BEIJING (Reuters) - China aims to turn some of the islands in the disputed South China Sea into Maldives-style resorts catering for weddings with new developments on areas that don’t need a military presence, a state-run newspaper quoted a top official on Friday as saying.
China began tourist cruises to the South China Sea on a trial basis in 2013, as part of efforts to cement its claims by boosting the civilian presence there.
China claims most of the energy-rich waters through which about $5 trillion in ship-borne trade passes every year. Neighbors Brunei, Malaysia, the Philippines, Taiwan and Vietnam also have claims.
In an interview with the official China Daily, Xiao Jie, mayor of what China calls Sansha city, said he hopes the area will become a major tourist attraction comparable to the Maldives.
“We will develop some islands and reefs to accommodate a select number of tourists,” Xiao said, adding they would be in places without a military presence. “It will be an orderly and gradual procedure.”
Sansha city is on Woody Island in the Paracel archipelago, China’s administrative base for islands and reefs it controls.
There will be sea plane trips, island weddings, fishing and diving trips, Xiao added.
“The arrival of tourists will nourish the need for divers and windsurfers,” he said.
Xiao said the cruises had been very popular with tickets hard to come by.
“It is not an easy trip, but many people with a patriotic spirit want to try it,” he added.
A second cruise ship would start operating soon, the newspaper said. There would also be regular flights to the southern Chinese island of Hainan, and Xiao said he was hopeful of direct flights one day to Beijing.
The report did not say if foreigners would be allowed to visit. To date, only Chinese nationals have be permitted to go on tours there.

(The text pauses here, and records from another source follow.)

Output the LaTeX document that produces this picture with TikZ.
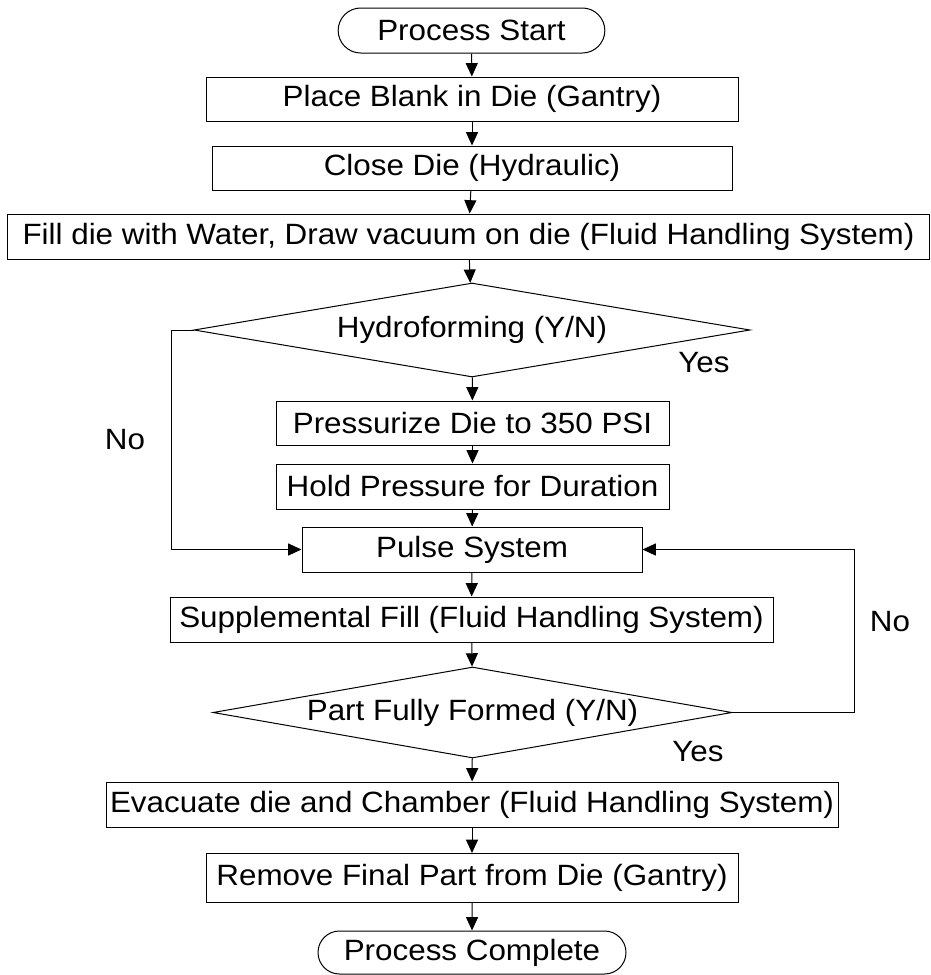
\documentclass[tikz,border=0pt]{standalone}
\usepackage{fontspec}
\setmainfont{Liberation Sans}[FakeStretch=1.07]
\usetikzlibrary{shapes}
\usetikzlibrary{arrows.meta}

\begin{document}
\begin{tikzpicture}[x=0.75pt, y=-0.75pt, line width=0.75pt,
	every node/.style={draw, inner sep=0pt, font=\fontsize{22}{26}\selectfont},
	box/.style={rectangle},
	term/.style={rounded rectangle},
	ask/.style={diamond, aspect=5.9},
	lbl/.style={draw=none},
	arr/.style={-{Triangle[length=10pt, width=9pt]}}]
			
			\useasboundingbox (0,0) rectangle (931,975);
			
			\node[term, minimum width=200pt, minimum height=33.75pt] (n1) at (471.5, 30.5) {Process Start};
			\node[box, minimum width=399pt, minimum height=33pt] (n2) at (472, 99) {Place Blank in Die (Gantry)};
			\node[box, minimum width=390pt, minimum height=33pt] (n3) at (472, 168) {Close Die (Hydraulic)};
			\node[box, minimum width=691.5pt, minimum height=33.75pt] (n4) at (468.5, 236.5) {Fill die with Water, Draw vacuum on die (Fluid Handling System)};
			\node[ask, minimum width=417pt, minimum height=70.5pt] (n5) at (472, 330) {Hydroforming (Y/N)};
			\node[box, minimum width=294.75pt, minimum height=33pt] (n6) at (472.5, 423) {Pressurize Die to 350 PSI};
			\node[box, minimum width=294.75pt, minimum height=33.75pt] (n7) at (472.5, 486.5) {Hold Pressure for Duration};
			\node[box, minimum width=255pt, minimum height=33.75pt] (n8) at (472, 549.5) {Pulse System};
			\node[box, minimum width=452.25pt, minimum height=33.75pt] (n9) at (471.5, 619.5) {Supplemental Fill (Fluid Handling System)};
			\node[ask, minimum width=389.25pt, minimum height=68.25pt] (n10) at (472.5, 712.5) {Part Fully Formed (Y/N)};
			\node[box, minimum width=549pt, minimum height=33.75pt] (n11) at (472, 804.5) {Evacuate die and Chamber (Fluid Handling System)};
			\node[box, minimum width=399pt, minimum height=36.75pt] (n12) at (472, 878) {Remove Final Part from Die (Gantry)};
			\node[term, minimum width=231pt, minimum height=32.25pt] (n13) at (472, 952.5) {Process Complete};
			
			% branch labels
			\node[lbl] (y1) at (704, 363) {Yes};
			\node[lbl] (no1) at (125, 440) {No};
			\node[lbl] (no2) at (890, 622) {No};
			\node[lbl] (y2) at (698, 752) {Yes};
			
			% main line
			\draw[arr] (n1) -- (n2);
			\draw[arr] (n2) -- (n3);
			\draw[arr] (n3) -- (n4);
			\draw[arr] (n4) -- (n5);
			% yes branch of n5
			\draw[arr] (n5) -- (n6);
			\draw[arr] (n6) -- (n7);
			\draw[arr] (n7) -- (n8);
			% no branch of n5
			\draw[arr] (n5.west) -- ++(-22, 0) |- (n8.west);
			
			\draw[arr] (n8) -- (n9);
			\draw[arr] (n9) -- (n10);
			% no branch of n10
			\draw[arr] (n10.east) -- ++(122, 0) |- (n8.east);
			% yes branch of n10
			\draw[arr] (n10) -- (n11);
			\draw[arr] (n11) -- (n12);
			\draw[arr] (n12) -- (n13);
		\end{tikzpicture}
\end{document}
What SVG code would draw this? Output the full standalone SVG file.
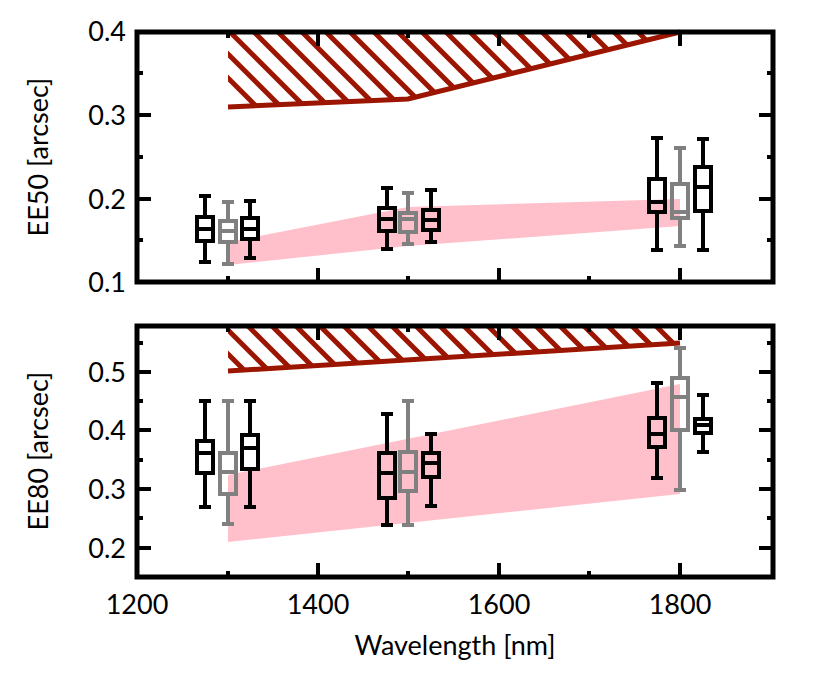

It is also not clear if any of the islands in the Spratlys will be opened to tourists.
The United States and its allies in the region have voiced concern about China’s increasingly assertive pursuit of its claims in the South China Sea, including artificial island building and the construction of airfields and other military facilities.
China says most of the building work is for civilian purposes.
(Story refiles to change headline to “South China Sea” islands.)